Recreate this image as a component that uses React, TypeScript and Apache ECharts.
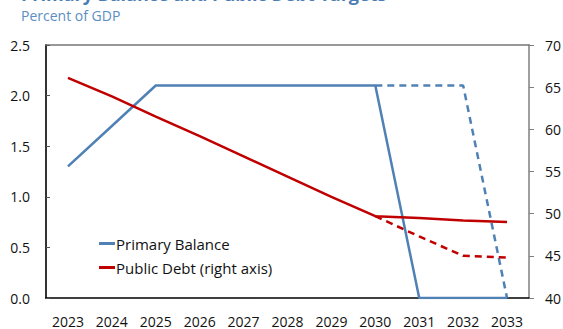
import React, { useEffect, useRef } from "react";
import * as echarts from "echarts";

const years = ["2023", "2024", "2025", "2026", "2027", "2028", "2029", "2030", "2031", "2032", "2033"];
const primaryBalance = [1.3, 1.7, 2.1, 2.1, 2.1, 2.1, 2.1, 2.1, 0, 0, 0];
const primaryBalanceAlt = [null, null, null, null, null, null, null, 2.1, 2.1, 2.1, 0];
const publicDebt = [66.1, 63.9, 61.5, 59.2, 56.8, 54.4, 52.0, 49.7, 49.5, 49.2, 49.0];
const publicDebtAlt = [null, null, null, null, null, null, null, 49.7, 47.3, 45.0, 44.8];

const BLUE = "#4f81b5";
const RED = "#c00000";
const FONT = "Open Sans";

export default function App() {
  const ref = useRef<HTMLDivElement>(null);
  useEffect(() => {
    if (!ref.current) return;
    const chart = echarts.init(ref.current, undefined, { renderer: "svg" });
    chart.setOption({
      animation: false,
      textStyle: { fontFamily: FONT },
      title: [
        {
          text: "Primary Balance and Public Debt Targets",
          left: 21,
          top: -15,
          padding: 0,
          textStyle: { fontSize: 18, fontWeight: "bold", color: "#4a7db3", fontFamily: FONT },
        },
        {
          text: "Percent of GDP",
          left: 21,
          top: 8,
          padding: 0,
          textStyle: { fontSize: 14, fontWeight: "normal", color: "#5b8ec2", fontFamily: FONT },
        },
      ],
      legend: {
        orient: "vertical",
        left: 99,
        top: 234,
        itemGap: 5,
        itemWidth: 16,
        itemHeight: 3,
        icon: "rect",
        padding: 0,
        data: ["Primary Balance", "Public Debt (right axis)"],
        textStyle: { fontSize: 15, color: "#111", fontFamily: FONT, padding: [0, 0, 0, -4], lineHeight: 19 },
      },
      grid: { left: 46, right: 34, top: 45, bottom: 31, containLabel: false, outerBoundsMode: "none" },
      xAxis: [
        {
          type: "category",
          data: years,
          boundaryGap: true,
          position: "bottom",
          axisLine: { lineStyle: { color: "#000", width: 1.5 } },
          axisTick: { inside: true, length: 5, lineStyle: { color: "#555" } },
          axisLabel: { fontSize: 14, color: "#111", margin: 16, fontFamily: FONT },
          splitLine: { show: false },
        },
        {
          type: "category",
          data: years,
          position: "top",
          axisLine: { lineStyle: { color: "#777", width: 1.5 } },
          axisTick: { show: false },
          axisLabel: { show: false },
          splitLine: { show: false },
        },
      ],
      yAxis: [
        {
          type: "value",
          min: 0,
          max: 2.5,
          interval: 0.5,
          position: "left",
          axisLine: { show: true, lineStyle: { color: "#333", width: 2 } },
          axisTick: { show: true, inside: true, length: 4, lineStyle: { color: "#555" } },
          axisLabel: { fontSize: 14, color: "#111", margin: 16, formatter: (v: number) => v.toFixed(1), fontFamily: FONT },
          splitLine: { show: false },
        },
        {
          type: "value",
          min: 40,
          max: 70,
          interval: 5,
          position: "right",
          axisLine: { show: true, lineStyle: { color: "#7f7f7f", width: 1.5 } },
          axisTick: { show: true, inside: false, length: 5, lineStyle: { color: "#7f7f7f" } },
          axisLabel: { fontSize: 14, color: "#111", margin: 16, fontFamily: FONT },
          splitLine: { show: false },
        },
      ],
      series: [
        {
          name: "Primary Balance (alt)",
          type: "line",
          yAxisIndex: 0,
          data: primaryBalanceAlt,
          symbol: "none",
          lineStyle: { color: BLUE, width: 2.5, type: [7, 5] },
          itemStyle: { color: BLUE },
        },
        {
          name: "Public Debt (alt)",
          type: "line",
          yAxisIndex: 1,
          data: publicDebtAlt,
          symbol: "none",
          lineStyle: { color: RED, width: 2.5, type: [7, 5] },
          itemStyle: { color: RED },
        },
        {
          name: "Primary Balance",
          type: "line",
          yAxisIndex: 0,
          data: primaryBalance,
          symbol: "none",
          lineStyle: { color: BLUE, width: 2.5 },
          itemStyle: { color: BLUE },
        },
        {
          name: "Public Debt (right axis)",
          type: "line",
          yAxisIndex: 1,
          data: publicDebt,
          symbol: "none",
          lineStyle: { color: RED, width: 2.5 },
          itemStyle: { color: RED },
        },
      ],
    });
    return () => chart.dispose();
  }, []);
  return <div ref={ref} style={{ width: 563, height: 329, position: "absolute", left: 0, top: 0 }} />;
}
#####
▶ _Set exercise_: Reproduce the data above in full, exactly as it is, with the pictures left out.

▶ _Written answer_:
Recreate this image as a component that uses React, TypeScript and Apache ECharts.
import React, { useEffect, useRef } from "react";
import * as echarts from "echarts";

const years = ["2023", "2024", "2025", "2026", "2027", "2028", "2029", "2030", "2031", "2032", "2033"];
const primaryBalance = [1.3, 1.7, 2.1, 2.1, 2.1, 2.1, 2.1, 2.1, 0, 0, 0];
const primaryBalanceAlt = [null, null, null, null, null, null, null, 2.1, 2.1, 2.1, 0];
const publicDebt = [66.1, 63.9, 61.5, 59.2, 56.8, 54.4, 52.0, 49.7, 49.5, 49.2, 49.0];
const publicDebtAlt = [null, null, null, null, null, null, null, 49.7, 47.3, 45.0, 44.8];

const BLUE = "#4f81b5";
const RED = "#c00000";
const FONT = "Open Sans";

export default function App() {
  const ref = useRef<HTMLDivElement>(null);
  useEffect(() => {
    if (!ref.current) return;
    const chart = echarts.init(ref.current, undefined, { renderer: "svg" });
    chart.setOption({
      animation: false,
      textStyle: { fontFamily: FONT },
      title: [
        {
          text: "Primary Balance and Public Debt Targets",
          left: 21,
          top: -15,
          padding: 0,
          textStyle: { fontSize: 18, fontWeight: "bold", color: "#4a7db3", fontFamily: FONT },
        },
        {
          text: "Percent of GDP",
          left: 21,
          top: 8,
          padding: 0,
          textStyle: { fontSize: 14, fontWeight: "normal", color: "#5b8ec2", fontFamily: FONT },
        },
      ],
      legend: {
        orient: "vertical",
        left: 99,
        top: 234,
        itemGap: 5,
        itemWidth: 16,
        itemHeight: 3,
        icon: "rect",
        padding: 0,
        data: ["Primary Balance", "Public Debt (right axis)"],
        textStyle: { fontSize: 15, color: "#111", fontFamily: FONT, padding: [0, 0, 0, -4], lineHeight: 19 },
      },
      grid: { left: 46, right: 34, top: 45, bottom: 31, containLabel: false, outerBoundsMode: "none" },
      xAxis: [
        {
          type: "category",
          data: years,
          boundaryGap: true,
          position: "bottom",
          axisLine: { lineStyle: { color: "#000", width: 1.5 } },
          axisTick: { inside: true, length: 5, lineStyle: { color: "#555" } },
          axisLabel: { fontSize: 14, color: "#111", margin: 16, fontFamily: FONT },
          splitLine: { show: false },
        },
        {
          type: "category",
          data: years,
          position: "top",
          axisLine: { lineStyle: { color: "#777", width: 1.5 } },
          axisTick: { show: false },
          axisLabel: { show: false },
          splitLine: { show: false },
        },
      ],
      yAxis: [
        {
          type: "value",
          min: 0,
          max: 2.5,
          interval: 0.5,
          position: "left",
          axisLine: { show: true, lineStyle: { color: "#333", width: 2 } },
          axisTick: { show: true, inside: true, length: 4, lineStyle: { color: "#555" } },
          axisLabel: { fontSize: 14, color: "#111", margin: 16, formatter: (v: number) => v.toFixed(1), fontFamily: FONT },
          splitLine: { show: false },
        },
        {
          type: "value",
          min: 40,
          max: 70,
          interval: 5,
          position: "right",
          axisLine: { show: true, lineStyle: { color: "#7f7f7f", width: 1.5 } },
          axisTick: { show: true, inside: false, length: 5, lineStyle: { color: "#7f7f7f" } },
          axisLabel: { fontSize: 14, color: "#111", margin: 16, fontFamily: FONT },
          splitLine: { show: false },
        },
      ],
      series: [
        {
          name: "Primary Balance (alt)",
          type: "line",
          yAxisIndex: 0,
          data: primaryBalanceAlt,
          symbol: "none",
          lineStyle: { color: BLUE, width: 2.5, type: [7, 5] },
          itemStyle: { color: BLUE },
        },
        {
          name: "Public Debt (alt)",
          type: "line",
          yAxisIndex: 1,
          data: publicDebtAlt,
          symbol: "none",
          lineStyle: { color: RED, width: 2.5, type: [7, 5] },
          itemStyle: { color: RED },
        },
        {
          name: "Primary Balance",
          type: "line",
          yAxisIndex: 0,
          data: primaryBalance,
          symbol: "none",
          lineStyle: { color: BLUE, width: 2.5 },
          itemStyle: { color: BLUE },
        },
        {
          name: "Public Debt (right axis)",
          type: "line",
          yAxisIndex: 1,
          data: publicDebt,
          symbol: "none",
          lineStyle: { color: RED, width: 2.5 },
          itemStyle: { color: RED },
        },
      ],
    });
    return () => chart.dispose();
  }, []);
  return <div ref={ref} style={{ width: 563, height: 329, position: "absolute", left: 0, top: 0 }} />;
}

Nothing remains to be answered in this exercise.